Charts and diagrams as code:
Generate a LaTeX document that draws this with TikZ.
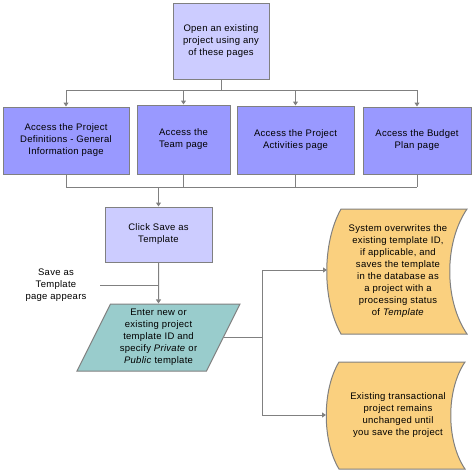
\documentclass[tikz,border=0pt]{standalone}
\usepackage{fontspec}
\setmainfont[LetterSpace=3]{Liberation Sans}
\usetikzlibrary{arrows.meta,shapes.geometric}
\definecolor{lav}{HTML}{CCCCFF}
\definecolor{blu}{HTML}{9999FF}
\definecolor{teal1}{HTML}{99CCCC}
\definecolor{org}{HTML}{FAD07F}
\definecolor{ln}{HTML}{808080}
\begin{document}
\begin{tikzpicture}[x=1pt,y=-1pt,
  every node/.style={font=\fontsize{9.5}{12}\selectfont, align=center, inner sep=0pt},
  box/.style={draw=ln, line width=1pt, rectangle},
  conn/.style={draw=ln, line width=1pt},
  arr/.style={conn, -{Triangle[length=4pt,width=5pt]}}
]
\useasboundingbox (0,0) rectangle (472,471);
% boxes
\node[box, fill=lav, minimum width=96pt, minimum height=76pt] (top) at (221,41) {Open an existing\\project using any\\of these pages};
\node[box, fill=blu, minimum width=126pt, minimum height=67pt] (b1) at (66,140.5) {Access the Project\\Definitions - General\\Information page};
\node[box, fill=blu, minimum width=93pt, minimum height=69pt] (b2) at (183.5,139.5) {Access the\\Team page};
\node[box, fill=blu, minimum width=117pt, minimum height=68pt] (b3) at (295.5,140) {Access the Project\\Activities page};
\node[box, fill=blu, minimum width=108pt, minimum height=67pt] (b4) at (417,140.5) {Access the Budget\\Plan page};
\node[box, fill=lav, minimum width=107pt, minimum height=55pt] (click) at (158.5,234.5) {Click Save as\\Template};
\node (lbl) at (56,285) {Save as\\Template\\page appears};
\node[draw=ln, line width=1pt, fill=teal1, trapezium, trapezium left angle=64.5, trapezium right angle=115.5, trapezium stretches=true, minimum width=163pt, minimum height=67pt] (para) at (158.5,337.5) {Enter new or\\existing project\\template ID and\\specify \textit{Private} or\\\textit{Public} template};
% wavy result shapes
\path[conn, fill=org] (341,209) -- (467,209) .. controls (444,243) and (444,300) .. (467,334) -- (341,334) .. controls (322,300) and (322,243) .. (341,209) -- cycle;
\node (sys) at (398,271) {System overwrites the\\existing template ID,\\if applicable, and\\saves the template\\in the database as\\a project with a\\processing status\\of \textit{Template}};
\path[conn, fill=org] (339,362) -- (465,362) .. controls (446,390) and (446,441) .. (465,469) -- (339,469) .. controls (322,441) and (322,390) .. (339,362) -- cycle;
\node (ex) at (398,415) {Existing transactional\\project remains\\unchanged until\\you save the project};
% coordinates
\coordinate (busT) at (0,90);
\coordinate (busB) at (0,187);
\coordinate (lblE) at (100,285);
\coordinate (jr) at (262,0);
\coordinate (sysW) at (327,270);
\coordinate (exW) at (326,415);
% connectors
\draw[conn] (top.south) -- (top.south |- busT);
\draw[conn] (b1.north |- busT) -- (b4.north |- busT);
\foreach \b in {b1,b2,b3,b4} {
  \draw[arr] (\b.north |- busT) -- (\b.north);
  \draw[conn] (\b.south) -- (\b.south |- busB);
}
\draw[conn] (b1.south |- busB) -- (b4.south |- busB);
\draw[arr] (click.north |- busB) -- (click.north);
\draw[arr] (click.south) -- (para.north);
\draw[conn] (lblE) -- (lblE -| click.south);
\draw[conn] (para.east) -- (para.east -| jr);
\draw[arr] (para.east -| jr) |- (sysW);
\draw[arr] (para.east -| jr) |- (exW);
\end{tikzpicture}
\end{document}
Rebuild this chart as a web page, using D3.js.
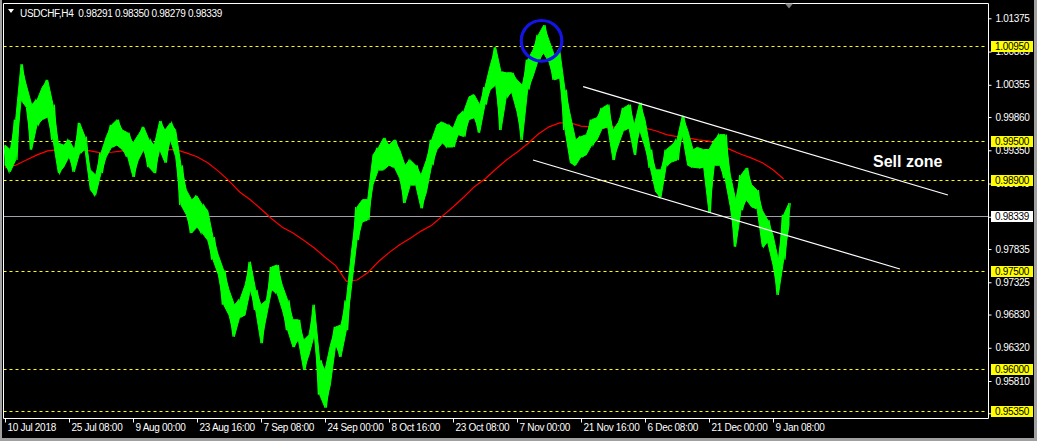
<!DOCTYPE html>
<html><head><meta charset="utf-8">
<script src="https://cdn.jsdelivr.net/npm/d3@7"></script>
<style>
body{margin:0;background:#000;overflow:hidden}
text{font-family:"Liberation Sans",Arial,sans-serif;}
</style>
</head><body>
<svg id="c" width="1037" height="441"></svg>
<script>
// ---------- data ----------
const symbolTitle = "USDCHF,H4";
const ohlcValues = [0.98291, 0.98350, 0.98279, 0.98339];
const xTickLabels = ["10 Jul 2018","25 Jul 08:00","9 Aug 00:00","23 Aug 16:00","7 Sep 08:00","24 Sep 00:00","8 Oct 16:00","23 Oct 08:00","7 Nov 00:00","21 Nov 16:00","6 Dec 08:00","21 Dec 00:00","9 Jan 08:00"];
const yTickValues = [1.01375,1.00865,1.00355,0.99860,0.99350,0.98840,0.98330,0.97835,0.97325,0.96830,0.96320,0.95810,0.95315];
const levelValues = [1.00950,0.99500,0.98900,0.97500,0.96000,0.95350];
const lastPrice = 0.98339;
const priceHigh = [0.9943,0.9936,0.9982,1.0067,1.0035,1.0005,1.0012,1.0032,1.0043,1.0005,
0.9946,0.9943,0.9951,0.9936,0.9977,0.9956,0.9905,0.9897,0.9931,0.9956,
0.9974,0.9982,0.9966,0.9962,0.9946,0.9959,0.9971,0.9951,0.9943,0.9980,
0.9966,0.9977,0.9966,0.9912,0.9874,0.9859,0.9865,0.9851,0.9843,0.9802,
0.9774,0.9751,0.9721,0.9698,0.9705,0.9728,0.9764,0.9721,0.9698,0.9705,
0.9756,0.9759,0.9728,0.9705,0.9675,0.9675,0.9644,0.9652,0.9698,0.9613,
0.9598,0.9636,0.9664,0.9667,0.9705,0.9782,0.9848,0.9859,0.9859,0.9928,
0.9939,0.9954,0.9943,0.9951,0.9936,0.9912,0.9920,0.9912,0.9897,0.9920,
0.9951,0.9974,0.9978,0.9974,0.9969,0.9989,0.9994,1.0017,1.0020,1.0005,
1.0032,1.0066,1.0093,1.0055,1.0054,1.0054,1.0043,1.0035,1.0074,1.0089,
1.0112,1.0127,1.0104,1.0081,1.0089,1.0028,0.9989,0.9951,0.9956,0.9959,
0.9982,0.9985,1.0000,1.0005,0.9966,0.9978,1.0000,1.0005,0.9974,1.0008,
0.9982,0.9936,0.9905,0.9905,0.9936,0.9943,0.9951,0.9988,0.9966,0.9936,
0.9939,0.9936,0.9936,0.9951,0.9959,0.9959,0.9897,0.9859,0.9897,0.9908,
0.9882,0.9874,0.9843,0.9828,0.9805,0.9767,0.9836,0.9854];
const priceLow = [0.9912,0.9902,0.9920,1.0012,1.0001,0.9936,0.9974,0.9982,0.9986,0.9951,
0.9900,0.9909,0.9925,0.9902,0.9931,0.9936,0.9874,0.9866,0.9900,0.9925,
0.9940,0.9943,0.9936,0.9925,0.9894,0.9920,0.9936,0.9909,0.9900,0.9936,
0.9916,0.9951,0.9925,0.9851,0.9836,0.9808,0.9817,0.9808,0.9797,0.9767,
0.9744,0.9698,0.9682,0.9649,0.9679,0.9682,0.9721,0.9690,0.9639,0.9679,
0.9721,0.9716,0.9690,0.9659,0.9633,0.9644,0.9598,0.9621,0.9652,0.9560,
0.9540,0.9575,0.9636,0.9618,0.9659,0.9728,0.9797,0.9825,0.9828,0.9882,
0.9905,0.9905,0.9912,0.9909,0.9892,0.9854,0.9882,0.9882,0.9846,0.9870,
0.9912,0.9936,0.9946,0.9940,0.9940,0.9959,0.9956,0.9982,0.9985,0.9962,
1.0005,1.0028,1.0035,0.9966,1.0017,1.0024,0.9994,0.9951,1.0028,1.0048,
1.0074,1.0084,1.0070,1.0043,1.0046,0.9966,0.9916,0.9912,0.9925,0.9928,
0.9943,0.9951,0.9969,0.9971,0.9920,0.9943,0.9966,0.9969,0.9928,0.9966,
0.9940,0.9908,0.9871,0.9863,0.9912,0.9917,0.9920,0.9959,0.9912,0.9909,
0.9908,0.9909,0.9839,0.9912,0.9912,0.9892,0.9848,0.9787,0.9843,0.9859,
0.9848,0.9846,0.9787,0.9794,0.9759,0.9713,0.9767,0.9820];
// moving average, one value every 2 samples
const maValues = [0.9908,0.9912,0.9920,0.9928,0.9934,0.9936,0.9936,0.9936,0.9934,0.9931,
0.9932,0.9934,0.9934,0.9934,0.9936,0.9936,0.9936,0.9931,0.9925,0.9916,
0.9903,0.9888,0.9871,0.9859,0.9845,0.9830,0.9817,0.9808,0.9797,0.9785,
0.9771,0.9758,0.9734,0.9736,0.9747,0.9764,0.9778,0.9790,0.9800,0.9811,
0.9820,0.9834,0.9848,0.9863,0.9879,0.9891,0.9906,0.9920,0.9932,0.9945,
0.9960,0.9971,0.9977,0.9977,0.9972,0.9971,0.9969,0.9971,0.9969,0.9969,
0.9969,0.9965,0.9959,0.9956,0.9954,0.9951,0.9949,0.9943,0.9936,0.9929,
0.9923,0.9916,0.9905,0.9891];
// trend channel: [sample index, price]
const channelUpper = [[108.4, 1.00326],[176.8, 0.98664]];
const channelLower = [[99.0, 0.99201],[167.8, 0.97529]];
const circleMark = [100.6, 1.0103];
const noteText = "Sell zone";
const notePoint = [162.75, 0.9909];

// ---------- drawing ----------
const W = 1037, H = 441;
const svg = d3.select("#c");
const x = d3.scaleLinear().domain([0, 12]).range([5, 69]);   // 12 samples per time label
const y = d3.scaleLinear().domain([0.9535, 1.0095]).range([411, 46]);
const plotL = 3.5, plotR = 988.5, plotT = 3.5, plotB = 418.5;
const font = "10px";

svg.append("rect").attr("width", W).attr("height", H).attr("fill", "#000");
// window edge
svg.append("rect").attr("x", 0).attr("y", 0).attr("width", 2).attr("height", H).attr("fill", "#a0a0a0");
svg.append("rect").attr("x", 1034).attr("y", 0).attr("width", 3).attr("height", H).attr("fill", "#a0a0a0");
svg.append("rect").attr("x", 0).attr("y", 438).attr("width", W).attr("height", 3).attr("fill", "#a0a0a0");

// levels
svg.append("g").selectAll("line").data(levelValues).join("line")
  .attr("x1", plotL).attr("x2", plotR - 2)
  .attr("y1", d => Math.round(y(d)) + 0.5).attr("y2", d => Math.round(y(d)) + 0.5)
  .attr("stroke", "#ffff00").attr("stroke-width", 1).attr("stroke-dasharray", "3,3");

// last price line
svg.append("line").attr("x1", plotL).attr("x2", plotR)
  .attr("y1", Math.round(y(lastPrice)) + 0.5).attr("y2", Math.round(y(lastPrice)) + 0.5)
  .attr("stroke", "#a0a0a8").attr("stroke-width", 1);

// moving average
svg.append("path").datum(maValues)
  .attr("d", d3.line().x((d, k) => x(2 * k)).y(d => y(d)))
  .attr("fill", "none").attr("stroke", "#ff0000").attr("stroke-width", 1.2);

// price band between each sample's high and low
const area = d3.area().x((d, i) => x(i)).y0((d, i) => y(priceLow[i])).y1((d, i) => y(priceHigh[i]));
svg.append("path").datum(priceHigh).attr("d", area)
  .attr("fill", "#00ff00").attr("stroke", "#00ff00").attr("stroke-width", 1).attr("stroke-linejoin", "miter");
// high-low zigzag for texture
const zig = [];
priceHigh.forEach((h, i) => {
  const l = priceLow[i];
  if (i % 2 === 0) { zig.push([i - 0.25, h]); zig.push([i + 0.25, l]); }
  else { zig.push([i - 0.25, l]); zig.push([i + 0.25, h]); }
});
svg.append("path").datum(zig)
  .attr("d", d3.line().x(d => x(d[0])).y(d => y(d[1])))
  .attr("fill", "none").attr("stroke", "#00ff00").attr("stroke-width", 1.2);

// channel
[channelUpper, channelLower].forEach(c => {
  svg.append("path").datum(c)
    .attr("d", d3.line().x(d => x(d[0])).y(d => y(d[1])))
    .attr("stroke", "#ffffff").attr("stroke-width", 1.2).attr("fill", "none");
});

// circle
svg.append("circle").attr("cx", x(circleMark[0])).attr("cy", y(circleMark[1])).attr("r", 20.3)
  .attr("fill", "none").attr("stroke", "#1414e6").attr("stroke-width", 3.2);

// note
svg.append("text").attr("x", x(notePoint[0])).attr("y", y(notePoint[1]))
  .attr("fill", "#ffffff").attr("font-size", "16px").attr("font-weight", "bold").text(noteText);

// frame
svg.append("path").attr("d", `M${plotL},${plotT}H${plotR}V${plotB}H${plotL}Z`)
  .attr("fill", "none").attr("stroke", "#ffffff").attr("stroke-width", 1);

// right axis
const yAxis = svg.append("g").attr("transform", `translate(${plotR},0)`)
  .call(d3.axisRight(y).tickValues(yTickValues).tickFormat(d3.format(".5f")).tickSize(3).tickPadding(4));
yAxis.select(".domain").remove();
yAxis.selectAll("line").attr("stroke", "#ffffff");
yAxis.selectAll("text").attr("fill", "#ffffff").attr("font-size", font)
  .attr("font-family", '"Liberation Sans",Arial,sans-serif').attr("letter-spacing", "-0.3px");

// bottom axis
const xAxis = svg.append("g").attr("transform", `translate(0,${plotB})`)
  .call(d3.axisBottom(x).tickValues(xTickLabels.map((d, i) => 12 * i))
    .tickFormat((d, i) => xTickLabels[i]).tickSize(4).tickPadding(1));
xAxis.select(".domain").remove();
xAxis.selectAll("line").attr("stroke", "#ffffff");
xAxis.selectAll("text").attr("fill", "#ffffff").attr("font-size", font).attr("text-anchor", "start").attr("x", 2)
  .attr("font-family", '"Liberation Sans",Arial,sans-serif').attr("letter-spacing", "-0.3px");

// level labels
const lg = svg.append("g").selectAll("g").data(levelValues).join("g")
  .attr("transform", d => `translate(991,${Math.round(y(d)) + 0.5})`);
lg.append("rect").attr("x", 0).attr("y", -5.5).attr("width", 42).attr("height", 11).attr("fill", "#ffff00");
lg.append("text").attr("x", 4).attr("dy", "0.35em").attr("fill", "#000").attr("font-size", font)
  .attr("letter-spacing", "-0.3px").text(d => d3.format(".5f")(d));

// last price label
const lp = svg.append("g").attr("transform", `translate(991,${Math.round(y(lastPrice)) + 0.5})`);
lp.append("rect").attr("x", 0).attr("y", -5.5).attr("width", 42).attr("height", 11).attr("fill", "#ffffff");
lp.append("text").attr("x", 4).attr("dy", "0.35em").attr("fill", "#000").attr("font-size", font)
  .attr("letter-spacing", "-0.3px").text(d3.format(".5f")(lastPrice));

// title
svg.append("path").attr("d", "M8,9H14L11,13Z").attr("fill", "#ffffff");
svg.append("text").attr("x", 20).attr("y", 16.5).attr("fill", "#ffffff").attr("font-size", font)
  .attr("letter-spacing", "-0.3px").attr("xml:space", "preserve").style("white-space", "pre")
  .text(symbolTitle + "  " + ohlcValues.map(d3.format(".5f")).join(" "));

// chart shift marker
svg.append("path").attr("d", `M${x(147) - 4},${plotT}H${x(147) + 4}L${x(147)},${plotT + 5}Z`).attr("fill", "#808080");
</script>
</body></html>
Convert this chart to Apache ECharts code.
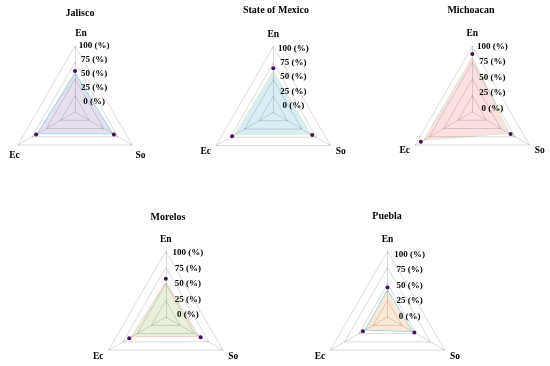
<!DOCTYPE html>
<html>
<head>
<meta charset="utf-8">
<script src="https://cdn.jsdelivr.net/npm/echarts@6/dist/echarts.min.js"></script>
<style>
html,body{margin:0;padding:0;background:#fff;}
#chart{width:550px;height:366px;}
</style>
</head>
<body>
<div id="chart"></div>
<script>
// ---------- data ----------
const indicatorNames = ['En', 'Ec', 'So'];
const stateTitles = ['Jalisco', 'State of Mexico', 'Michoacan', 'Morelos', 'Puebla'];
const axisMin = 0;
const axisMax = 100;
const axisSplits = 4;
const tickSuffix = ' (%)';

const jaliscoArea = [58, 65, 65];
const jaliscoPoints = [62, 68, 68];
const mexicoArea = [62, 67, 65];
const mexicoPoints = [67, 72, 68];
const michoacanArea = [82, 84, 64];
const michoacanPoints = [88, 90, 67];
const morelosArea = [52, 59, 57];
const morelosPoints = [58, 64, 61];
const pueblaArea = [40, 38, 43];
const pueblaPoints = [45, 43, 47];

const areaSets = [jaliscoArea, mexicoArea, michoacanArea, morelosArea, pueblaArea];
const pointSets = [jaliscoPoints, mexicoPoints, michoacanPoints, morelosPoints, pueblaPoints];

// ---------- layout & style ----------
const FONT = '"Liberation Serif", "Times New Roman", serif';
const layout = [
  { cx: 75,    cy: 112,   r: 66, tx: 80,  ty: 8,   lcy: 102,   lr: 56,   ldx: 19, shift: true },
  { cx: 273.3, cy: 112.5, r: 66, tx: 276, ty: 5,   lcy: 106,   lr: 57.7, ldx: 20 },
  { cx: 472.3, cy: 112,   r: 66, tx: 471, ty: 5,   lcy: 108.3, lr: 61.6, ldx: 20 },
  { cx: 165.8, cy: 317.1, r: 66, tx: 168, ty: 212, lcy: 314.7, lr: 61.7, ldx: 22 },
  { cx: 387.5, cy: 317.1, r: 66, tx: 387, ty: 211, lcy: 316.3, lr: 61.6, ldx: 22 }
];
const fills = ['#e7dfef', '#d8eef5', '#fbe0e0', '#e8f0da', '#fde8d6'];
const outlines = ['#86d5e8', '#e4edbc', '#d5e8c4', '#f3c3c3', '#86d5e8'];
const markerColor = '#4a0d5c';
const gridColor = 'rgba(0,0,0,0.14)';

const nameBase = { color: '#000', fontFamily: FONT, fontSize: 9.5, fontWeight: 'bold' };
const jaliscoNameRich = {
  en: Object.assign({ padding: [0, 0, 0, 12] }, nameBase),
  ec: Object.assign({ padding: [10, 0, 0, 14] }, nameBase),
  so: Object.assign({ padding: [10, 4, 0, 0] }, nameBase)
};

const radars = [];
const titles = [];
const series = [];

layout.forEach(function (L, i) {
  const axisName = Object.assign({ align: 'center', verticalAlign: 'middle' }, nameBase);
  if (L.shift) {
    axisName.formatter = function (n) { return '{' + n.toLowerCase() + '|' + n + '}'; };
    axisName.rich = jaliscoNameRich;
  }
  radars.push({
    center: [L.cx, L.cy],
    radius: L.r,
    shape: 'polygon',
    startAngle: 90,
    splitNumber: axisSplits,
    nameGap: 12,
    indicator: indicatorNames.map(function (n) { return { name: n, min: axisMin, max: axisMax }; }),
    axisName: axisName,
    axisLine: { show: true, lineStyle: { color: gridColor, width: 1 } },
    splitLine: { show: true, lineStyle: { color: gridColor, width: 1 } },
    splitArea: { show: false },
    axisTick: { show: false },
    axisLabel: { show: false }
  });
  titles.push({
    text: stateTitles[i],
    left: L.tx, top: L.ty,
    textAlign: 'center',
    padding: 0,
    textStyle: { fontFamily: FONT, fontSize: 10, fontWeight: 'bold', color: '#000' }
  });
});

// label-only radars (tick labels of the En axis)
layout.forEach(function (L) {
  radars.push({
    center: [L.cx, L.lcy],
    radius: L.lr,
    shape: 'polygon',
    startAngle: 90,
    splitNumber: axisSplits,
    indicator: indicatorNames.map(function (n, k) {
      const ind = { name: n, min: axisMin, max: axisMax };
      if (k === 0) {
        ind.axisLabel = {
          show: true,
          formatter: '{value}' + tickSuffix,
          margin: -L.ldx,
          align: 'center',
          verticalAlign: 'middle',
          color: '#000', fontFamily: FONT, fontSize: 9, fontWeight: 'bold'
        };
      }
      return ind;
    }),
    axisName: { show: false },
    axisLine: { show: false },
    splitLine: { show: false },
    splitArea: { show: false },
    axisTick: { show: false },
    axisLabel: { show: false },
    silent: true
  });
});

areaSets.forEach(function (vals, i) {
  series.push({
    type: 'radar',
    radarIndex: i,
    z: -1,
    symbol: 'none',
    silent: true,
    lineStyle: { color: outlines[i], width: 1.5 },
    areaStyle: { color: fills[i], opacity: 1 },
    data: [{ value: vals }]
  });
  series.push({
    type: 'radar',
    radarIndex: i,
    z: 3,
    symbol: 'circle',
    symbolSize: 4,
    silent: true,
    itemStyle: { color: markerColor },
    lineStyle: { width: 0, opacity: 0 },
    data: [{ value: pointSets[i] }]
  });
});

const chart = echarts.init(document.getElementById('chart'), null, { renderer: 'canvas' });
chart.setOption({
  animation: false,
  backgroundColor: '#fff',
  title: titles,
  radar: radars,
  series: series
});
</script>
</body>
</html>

Work to be completed:
Copy, from the material, each line that holds the string "using".

Exercise answer:
\node[box, fill=lav, minimum width=96pt, minimum height=76pt] (top) at (221,41) {Open an existing\\project using any\\of these pages};
Rebuild this chart as a web page, using D3.js.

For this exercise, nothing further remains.